A dawn annular eclipse (when the moon covers the Sun's center, but leaves the sun's visible outer edges exposed to form a “ring of fire”) over the Gulf of Mexico would have looked something like this:

A Dawn Annular Eclipse
 What a frightening ring of fire rising out of the sea! Take note that the recorded Long Count date is offset 2-3 days from the actual eclipse date, so a direct correspondence is not present and is only approximate. There is more than just the date to suggest an eclipse connection. Although Malmstrom discusses the Long Count on Stela C in depth, he does not describe the iconography the reverse of the monument:

Tres Zapotes Stela 3, Front and Back,
image from http://www.elministerio.org.mx

There is a low relief carving of what seems to be of an anthropomorphized solar disk rising out the cleaved forehead of an Olmec-like god, very much in the same way the sun sign for east rises above the head of the aquatic god GI from the Maya Classic Period. Also note the wings of a giant bird cloaking the head of the figure, wings that are reminiscent of Seven Macaw outstretch feathers hiding the sun and the moon. The parallels to Classic Maya imagery are striking indeed. Is this an animated portrait of an eclipsed Olmec Sun God? There is a lot more iconography on Stela C to discern and I welcome more input from readers.
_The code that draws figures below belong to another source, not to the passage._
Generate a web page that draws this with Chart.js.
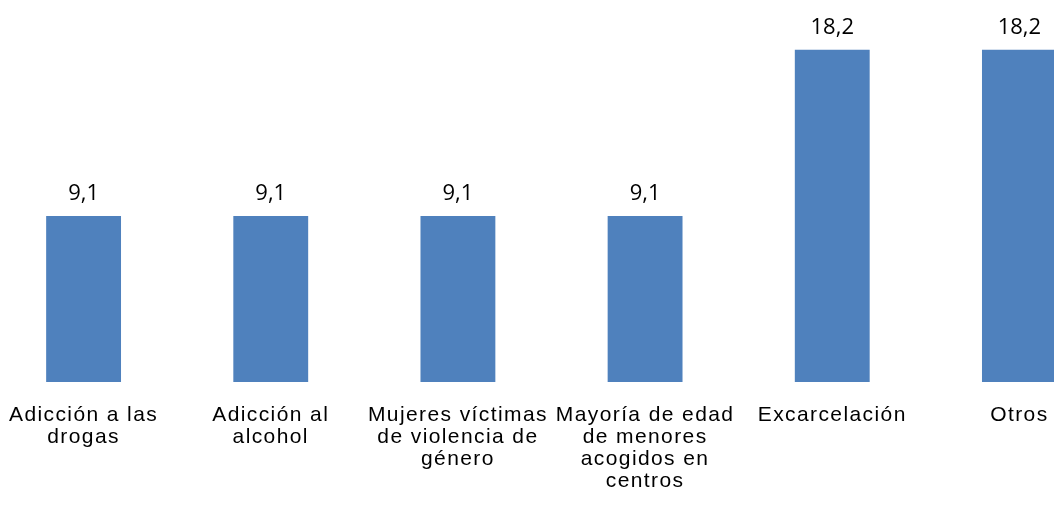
<!DOCTYPE html>
<html>
<head>
<meta charset="utf-8">
<script src="https://cdn.jsdelivr.net/npm/chart.js@4/dist/chart.umd.min.js"></script>
<style>
  html, body { margin: 0; padding: 0; background: #ffffff; overflow: hidden; width: 1054px; height: 506px; }
  #c { position: absolute; left: -10px; top: 0; }
</style>
</head>
<body>
<canvas id="c" width="1123" height="506"></canvas>
<script>
const categories = [
  ["Adicción a las", "drogas"],
  ["Adicción al", "alcohol"],
  ["Mujeres víctimas", "de violencia de", "género"],
  ["Mayoría de edad", "de menores", "acogidos en", "centros"],
  ["Excarcelación"],
  ["Otros"]
];
const values = [9.1, 9.1, 9.1, 9.1, 18.2, 18.2];

const fmt = v => v.toFixed(1).replace('.', ',');

const spacingPlugin = {
  id: 'spacing',
  beforeDraw(chart) { chart.ctx.letterSpacing = '1.4px'; },
  afterDatasetsDraw(chart) {
    const ctx = chart.ctx;
    ctx.save();
    ctx.letterSpacing = '0px';
    ctx.font = '22px "Open Sans"';
    ctx.fillStyle = '#000000';
    ctx.textAlign = 'center';
    ctx.textBaseline = 'alphabetic';
    const meta = chart.getDatasetMeta(0);
    meta.data.forEach((bar, i) => {
      ctx.fillText(fmt(values[i]), bar.x, bar.y - 15.5);
    });
    ctx.restore();
  },
  afterDraw(chart) { chart.ctx.letterSpacing = '0px'; }
};

new Chart(document.getElementById('c'), {
  type: 'bar',
  data: {
    labels: categories,
    datasets: [{
      data: values,
      backgroundColor: '#4F81BD',
      borderWidth: 0,
      categoryPercentage: 0.4,
      barPercentage: 1.0
    }]
  },
  options: {
    responsive: false,
    animation: false,
    devicePixelRatio: 1,
    layout: { padding: { top: 17, left: 0, right: 0, bottom: 0 } },
    plugins: { legend: { display: false }, tooltip: { enabled: false } },
    scales: {
      x: {
        grid: { display: false, drawTicks: false },
        border: { display: false },
        ticks: {
          color: '#000000',
          font: { family: '"Liberation Sans", Arial, sans-serif', size: 21, lineHeight: 22 / 21 },
          padding: 22,
          maxRotation: 0,
          autoSkip: false
        },
        afterFit(scale) { scale.height = 124; }
      },
      y: {
        display: false,
        min: 0,
        max: 20
      }
    }
  },
  plugins: [spacingPlugin]
});
</script>
</body>
</html>
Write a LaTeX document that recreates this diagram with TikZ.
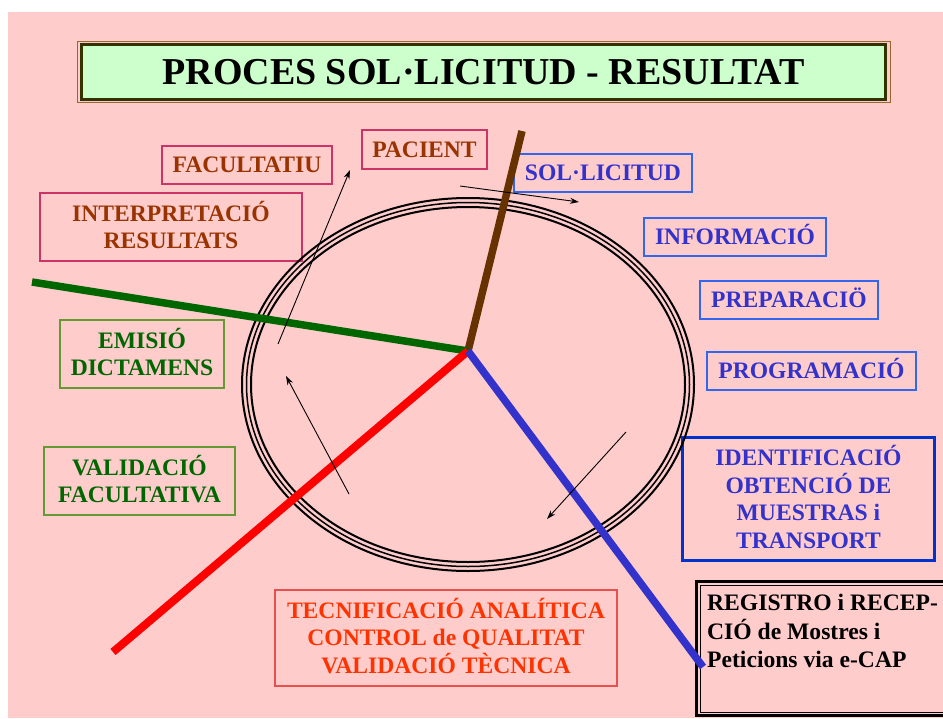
\documentclass[tikz,border=0pt]{standalone}
\usepackage{fontspec}
\setmainfont{Liberation Serif}
\usetikzlibrary{arrows.meta}
\definecolor{bgpink}{HTML}{FFCCCC}
\definecolor{titlefill}{HTML}{CCFFCC}
\definecolor{titledark}{HTML}{333300}
\definecolor{titleline}{HTML}{996633}
\definecolor{browntext}{HTML}{993300}
\definecolor{brownborder}{HTML}{CC3366}
\definecolor{greentext}{HTML}{006600}
\definecolor{greenborder}{HTML}{669933}
\definecolor{bluetext}{HTML}{3333CC}
\definecolor{blueborder}{HTML}{3366EE}
\definecolor{bluethick}{HTML}{0033CC}
\definecolor{redtext}{HTML}{FF3300}
\definecolor{redborder}{HTML}{E85050}
\definecolor{brownline}{HTML}{663300}
\definecolor{greenline}{HTML}{006600}
\definecolor{redline}{HTML}{FF0000}
\definecolor{blueline}{HTML}{3333CC}
\newcommand\capbox[1]{\raisebox{0pt}[0.66em][0pt]{#1}}
\tikzset{
  lbl/.style={draw, line width=1.2pt, inner sep=0pt, outer sep=0pt, align=center,
    font=\fontsize{23.6}{27.5}\selectfont\bfseries},
  brownbox/.style={lbl, draw=brownborder, text=browntext},
  greenbox/.style={lbl, draw=greenborder, text=greentext},
  bluebox/.style={lbl, draw=blueborder, text=bluetext},
  redbox/.style={lbl, draw=redborder, text=redtext},
  ring/.style={line width=2pt, black},
  spoke/.style={line width=7.5pt, line cap=butt},
  flow/.style={line width=0.9pt, black, -{Stealth[length=9pt,width=6pt]}}
}
\begin{document}
\begin{tikzpicture}[x=1pt,y=-1pt]
\useasboundingbox (0,0) rectangle (943,718);
\fill[bgpink] (8,12) rectangle (943,718);

% title
\draw[titleline, line width=1pt] (77,41) rectangle (890,102);
\node[draw=titledark, fill=titlefill, line width=3.5pt, inner sep=0pt, outer sep=0pt,
  minimum width=804pt, minimum height=55pt,
  font=\fontsize{38}{40}\selectfont\bfseries] (title) at (483.5,72)
  {\capbox{PROCES SOL·LICITUD - RESULTAT}};

% label boxes
\node[brownbox, minimum width=170pt, minimum height=38pt] (facultatiu) at (247,165) {\capbox{FACULTATIU}};
\node[brownbox, minimum width=125pt, minimum height=39pt] (pacient) at (424.5,149.5) {\capbox{PACIENT}};
\node[brownbox, minimum width=262pt, minimum height=68pt] (interp) at (171,227) {\capbox{INTERPRETACIÓ}\\\capbox{RESULTATS}};
\node[greenbox, minimum width=164pt, minimum height=68pt] (emisio) at (142,354) {\capbox{EMISIÓ}\\\capbox{DICTAMENS}};
\node[greenbox, minimum width=191pt, minimum height=68pt] (validacio) at (139.5,481) {\capbox{VALIDACIÓ}\\\capbox{FACULTATIVA}};
\node[redbox, minimum width=342pt, minimum height=96pt] (tecnif) at (446,638) {\capbox{TECNIFICACIÓ ANALÍTICA}\\\capbox{CONTROL de QUALITAT}\\\capbox{VALIDACIÓ TÈCNICA}};
\node[bluebox, minimum width=178pt, minimum height=38pt] (sollicitud) at (603,173) {\capbox{SOL·LICITUD}};
\node[bluebox, minimum width=182pt, minimum height=38pt] (informacio) at (735,237) {\capbox{INFORMACIÓ}};
\node[bluebox, minimum width=178pt, minimum height=38pt] (preparacio) at (789,300) {\capbox{PREPARACIÖ}};
\node[bluebox, minimum width=209pt, minimum height=38pt] (programacio) at (811.5,371) {\capbox{PROGRAMACIÓ}};
\node[bluebox, draw=bluethick, line width=3pt, minimum width=252pt, minimum height=123pt] (identif) at (808.5,499)
  {\capbox{IDENTIFICACIÓ}\\\capbox{OBTENCIÓ DE}\\\capbox{MUESTRAS i}\\\capbox{TRANSPORT}};

% registro box (cut by the right edge of the picture)
\coordinate (regnw) at (696.5,581.5);
\coordinate (regsw) at (696.5,715.5);
\coordinate (regne) at (943,581.5);
\coordinate (regse) at (943,715.5);
\draw[black, line width=3pt] (regne) -- (regnw) -- (regsw) -- (regse);
\draw[black, line width=1pt] (943,585.5) -- (700.5,585.5) -- (700.5,712.5) -- (943,712.5);
\node[anchor=north west, inner sep=0pt, align=left, font=\fontsize{23.6}{28.5}\selectfont\bfseries] (registro) at (707,595)
  {\capbox{REGISTRO i RECEP-}\\\capbox{CIÓ de Mostres i}\\\capbox{Peticions via e-CAP}};

% ring
\draw[ring] (468,384.5) ellipse [x radius=226, y radius=186.5];
\draw[ring, line width=1.5pt] (468,384.5) ellipse [x radius=221.5, y radius=182];
\draw[ring] (468,384.5) ellipse [x radius=217, y radius=177.5];

% spokes
\coordinate (hub) at (468,351);
\coordinate (brownend) at (522,131);
\coordinate (greenend) at (32,282);
\coordinate (redend) at (113,652);
\coordinate (blueend) at (703,667);
\draw[spoke, brownline] (hub) -- (brownend);
\draw[spoke, greenline] (hub) -- (greenend);
\draw[spoke, redline, line width=8pt] (hub) -- (redend);
\draw[spoke, blueline] (hub) -- (blueend);

% flow arrows
\coordinate (a1s) at (278,344);
\coordinate (a1e) at (350,170);
\coordinate (a2s) at (460,186);
\coordinate (a2e) at (579,202);
\coordinate (a3s) at (626,432);
\coordinate (a3e) at (547,519);
\coordinate (a4s) at (349,494);
\coordinate (a4e) at (286,376);
\draw[flow] (a1s) -- (a1e);
\draw[flow] (a2s) -- (a2e);
\draw[flow] (a3s) -- (a3e);
\draw[flow] (a4s) -- (a4e);
\end{tikzpicture}
\end{document}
Good luck to those viewing the 2024 total solar eclipse

It is 'Totality or Bust!

Best,

Carl



Works Cited


Christenson, Allen J. 2003 Popol Vuh The Sacred Book Of The Maya. Winchester, UK and New
York: O Books.


Girard, Raphael 1995 People Of The Chan. Bennett Preble, translator. Chino Valley, Arizona: Continuum Foundation.

Malmström, Vincent H. (continued) 1997 Cycles of the Sun, Mysteries of the Moon: The Calendar in Mesoamerican Civilization. Austin: University of Texas Press.


Roys, Ralph L. 1967 The Book of Chilam Balam of Chumayel. The Civilization of The American Indian Series. Oklahoma: University of Oklahoma Press.

Thompson, J. Eric S. 1971 Maya Hieroglyphic Writing: An Introduction. Norman: University of Oklahoma Press.